Turmeric is a distinctive spice, both in color and flavor. Like many other spices, it has had a multitude of uses in folk and alternative medicines throughout history however modern medicine has done little research to corroborate ancient theory. It has been used both internally and externally and has a long history of use in Ayrvedic medicine to purify and move the blood, as well as for a host of various ailments. It is well known as an effective anti-inflammatory, which may be why turmeric can be credited with being so effective against so many diseases.
The main active ingredient in turmeric is called curcumin and studies have shown that this component is able to subdue a protein called NF-Kappa B which may control as much as 98% of all modern diseases including cancer, arthritis, Alzheimer’s, and multiple sclerosis as well as many others. NF-Kappa B is a protein that promotes abnormal inflammatory responses in our bodies and curcumin is effective because it is a powerful anti-inflammatory. Clinical research states that diets containing turmeric or the extracted curcumin work on the molecular level by protecting and stabilizing biomolecules.
Helpful for heartburn and upset stomachs
Because it is such a powerful anti-inflammatory, it may come as no surprise that studies have shown that turmeric may be helpful in battling heartburn and upset stomach.
Another study indicated that curcumin had a particular ability to prevent heart attacks in bypass patients when taken a few days prior and post-surgery. Instances of heart attack were decreased from 30% of bypass patients to 13% of bypass patients still recovering in the hospital.
In yet another study, curcumin was given to patients with prediabetes and was found to delay the onset of Type 2 diabetes. Over a period of 9 months, a group was given either a curcumin supplement or a placebo. At the conclusion of the study, 13% of the placebo group was found to have diabetes, which none of the group given curcumin was.
Chalk up another win for the anti-inflammatory powers of turmeric and curcumin, because it seems to work just as well as ibuprofen in patients with knee osteoarthritis.
Cancer fighting ingredient
Studies on the ability of turmeric and curcumin to fight cancer have not progressed to measuring its efficacy on humans, but in the lab and on animals it shows great promise. According to the American Cancer Society, curcumin has the ability to interfere with “several important molecular pathways involved in cancer development, growth and spread.” It has also been shown to kill cancer cells and shrink tumors in lab settings.

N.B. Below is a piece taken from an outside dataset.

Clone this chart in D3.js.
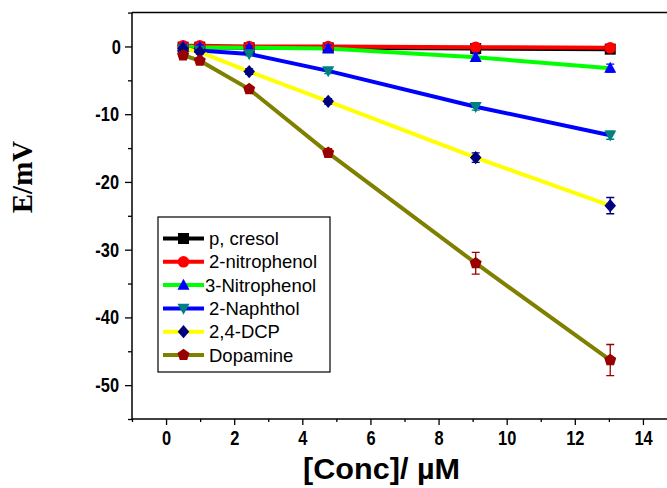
<!DOCTYPE html>
<html><head><meta charset="utf-8">
<script src="https://cdn.jsdelivr.net/npm/d3@7"></script>
<style>body{margin:0;background:#fff}svg{display:block}
.cond{transform-box:fill-box;transform-origin:center;transform:scaleX(0.8)}
</style>
</head><body>
<svg id="c" width="667" height="488"></svg>
<script>
const conc = [0.5, 0.99, 2.44, 4.76, 9.09, 13.04];
const seriesNames = ["p, cresol", "2-nitrophenol", "3-Nitrophenol", "2-Naphthol", "2,4-DCP", "Dopamine"];
const pCresol      = [-0.1, -0.1, -0.2, -0.2, -0.3, -0.4];
const nitrophenol2 = [0.1, 0.1, 0.0, 0.0, -0.1, -0.2];
const nitrophenol3 = [0.0, -0.1, -0.2, -0.3, -1.6, -3.2];
const naphthol     = [-0.4, -0.6, -1.1, -3.6, -8.9, -13.1];
const dcp          = [-0.3, -0.8, -3.7, -8.1, -16.4, -23.5];
const dopamine     = [-1.3, -2.1, -6.3, -15.7, -32.0, -46.3];
const errPCresol = [0.3, 0.3, 0.3, 0.3, 0.4, 0.4];
const errNitro2  = [0.3, 0.3, 0.3, 0.3, 0.4, 0.4];
const errNitro3  = [0.3, 0.3, 0.3, 0.5, 0.5, 0.6];
const errNaph    = [0.3, 0.3, 0.3, 0.4, 0.5, 0.6];
const errDcp     = [0.3, 0.3, 0.4, 0.4, 0.7, 1.2];
const errDop     = [0.3, 0.3, 0.4, 0.6, 1.6, 2.3];
const xTicks = [0, 2, 4, 6, 8, 10, 12, 14];
const yTicks = [0, -10, -20, -30, -40, -50];

const lineColors   = ["#000000", "#ff0000", "#00ff00", "#0000ff", "#ffff00", "#808000"];
const markerColors = ["#000000", "#ff0000", "#0000ff", "#008080", "#000080", "#990000"];
const markerTypes  = ["square", "circle", "triangle", "triangleDown", "diamond", "pentagon"];
const allValues = [pCresol, nitrophenol2, nitrophenol3, naphthol, dcp, dopamine];
const allErrors = [errPCresol, errNitro2, errNitro3, errNaph, errDcp, errDop];

const svg = d3.select("#c");
const x = d3.scaleLinear().domain([-1, 15]).range([132, 677]);
const y = d3.scaleLinear().domain([-55, 5]).range([419, 12.6]);

function markerPath(type, s) {
  const r = s / 2;
  switch (type) {
    case "square": return `M${-r},${-r}h${s}v${s}h${-s}Z`;
    case "circle": return d3.symbol(d3.symbolCircle, Math.PI * r * r * 1.1)();
    case "triangle": return `M0,${-r*1.15}L${r*1.1},${r*0.85}L${-r*1.1},${r*0.85}Z`;
    case "triangleDown": return `M0,${r*1.15}L${r*1.1},${-r*0.85}L${-r*1.1},${-r*0.85}Z`;
    case "diamond": return `M0,${-r*1.2}L${r*1.05},0L0,${r*1.2}L${-r*1.05},0Z`;
    case "pentagon": {
      const pts = d3.range(5).map(i => { const a = -Math.PI/2 + i*2*Math.PI/5; return [Math.cos(a)*r*1.15, Math.sin(a)*r*1.15]; });
      return "M" + pts.map(p => p.join(",")).join("L") + "Z";
    }
  }
}

svg.append("line").attr("x1", 132).attr("x2", 667).attr("y1", y(5)).attr("y2", y(5)).attr("stroke", "#000").attr("stroke-width", 1.5);

const fmt = d => String(d);
const xAxis = d3.axisBottom(x).tickValues(xTicks).tickSize(6).tickPadding(5).tickFormat(fmt);
const xAx = svg.append("g").attr("transform", `translate(0,${y(-55)})`).call(xAxis);
xAx.select(".domain").attr("d", `M${x(-1)},0H667`).attr("stroke-width", 1.5);
const xMinor = svg.append("g").attr("transform", `translate(0,${y(-55)})`)
  .call(d3.axisBottom(x).tickValues(d3.range(-1, 15, 2)).tickSize(3).tickFormat(""));
xMinor.select(".domain").remove();

const yAxis = d3.axisLeft(y).tickValues(yTicks).tickSize(7).tickPadding(3).tickFormat(fmt);
const yAx = svg.append("g").attr("transform", `translate(${x(-1)},0)`).call(yAxis);
yAx.select(".domain").attr("d", `M0,${y(5)}V${y(-55)}`).attr("stroke-width", 1.5);
const yMinor = svg.append("g").attr("transform", `translate(${x(-1)},0)`)
  .call(d3.axisLeft(y).tickValues([5, -5, -15, -25, -35, -45, -55]).tickSize(4).tickFormat(""));
yMinor.select(".domain").remove();

svg.selectAll(".tick line").attr("stroke-width", 1.3);
svg.selectAll(".tick text")
  .attr("class", "cond")
  .attr("font-family", "'Liberation Sans',Arial,sans-serif")
  .attr("font-weight", "bold").attr("font-size", 20.5).attr("fill", "#000");

const line = d3.line().x(d => x(d[0])).y(d => y(d[1]));
allValues.forEach((vals, i) => {
  const pts = conc.map((c, j) => [c, vals[j]]);
  svg.append("path").attr("d", line(pts)).attr("fill", "none")
    .attr("stroke", lineColors[i]).attr("stroke-width", 4);
});
allValues.forEach((vals, i) => {
  const gs = svg.append("g");
  conc.forEach((c, j) => {
    const e = allErrors[i][j];
    const cx = x(c), y1 = y(vals[j] + e), y2 = y(vals[j] - e);
    gs.append("path").attr("d", `M${cx},${y1}V${y2}M${cx-4},${y1}H${cx+4}M${cx-4},${y2}H${cx+4}`)
      .attr("stroke", markerColors[i]).attr("stroke-width", 1.3).attr("fill", "none");
    gs.append("path").attr("d", markerPath(markerTypes[i], 11))
      .attr("transform", `translate(${cx},${y(vals[j])})`).attr("fill", markerColors[i]);
  });
});

const lg = svg.append("g");
lg.append("rect").attr("x", 158).attr("y", 217).attr("width", 172).attr("height", 155)
  .attr("fill", "#fff").attr("stroke", "#000").attr("stroke-width", 1.2);
seriesNames.forEach((name, i) => {
  const ly = 238.5 + i * 23.3;
  lg.append("line").attr("x1", 163).attr("x2", 204).attr("y1", ly).attr("y2", ly)
    .attr("stroke", lineColors[i]).attr("stroke-width", 4);
  lg.append("path").attr("d", markerPath(markerTypes[i], 11))
    .attr("transform", `translate(183.5,${ly})`).attr("fill", markerColors[i]);
  lg.append("text").attr("x", i === 2 ? 205 : 209).attr("y", ly + 6.5).text(name)
    .attr("font-family", "'Liberation Sans',Arial,sans-serif").attr("font-size", 18.5).attr("fill", "#000");
});

svg.append("text").attr("x", 303).attr("y", 479)
  .attr("textLength", 157).attr("lengthAdjust", "spacingAndGlyphs")
  .attr("font-family", "'Liberation Sans',Arial,sans-serif")
  .attr("font-weight", "bold").attr("font-size", 29).text("[Conc]/ µM");
svg.append("text").attr("transform", "translate(32,177) rotate(-90)").attr("text-anchor", "middle")
  .attr("font-family", "'Liberation Serif','Times New Roman',serif")
  .attr("font-weight", "bold").attr("font-size", 29).text("E/mV");
</script>
</body></html>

Curcumin isn’t the only compound in turmeric that may be beneficial. Something called Aromatic Turmerone, or Ar-Turmerone may help the repair of stem cells in the brain. These stem cells are important, because they are involved in the recovery from stroke and Alzheimer’s, both of which are neurodegenerative diseases.
Western medicine has only begun to study many herbs that have been used by ancient and traditional cultures worldwide, with beneficial uses that have been observed over millennia. This is true with turmeric and its long history of use in Ayurvedic medicine, as it is with many other herbs and spices, many of which can be found in our spice cabinet. I have covered a few of the uses that have been proven through Western studies, but that should not discount the power of generations of observation. Ultimately, we should strive to eat a healthy, varied diet that includes a little bit of everything. Or, as my mom would say: eat a rainbow.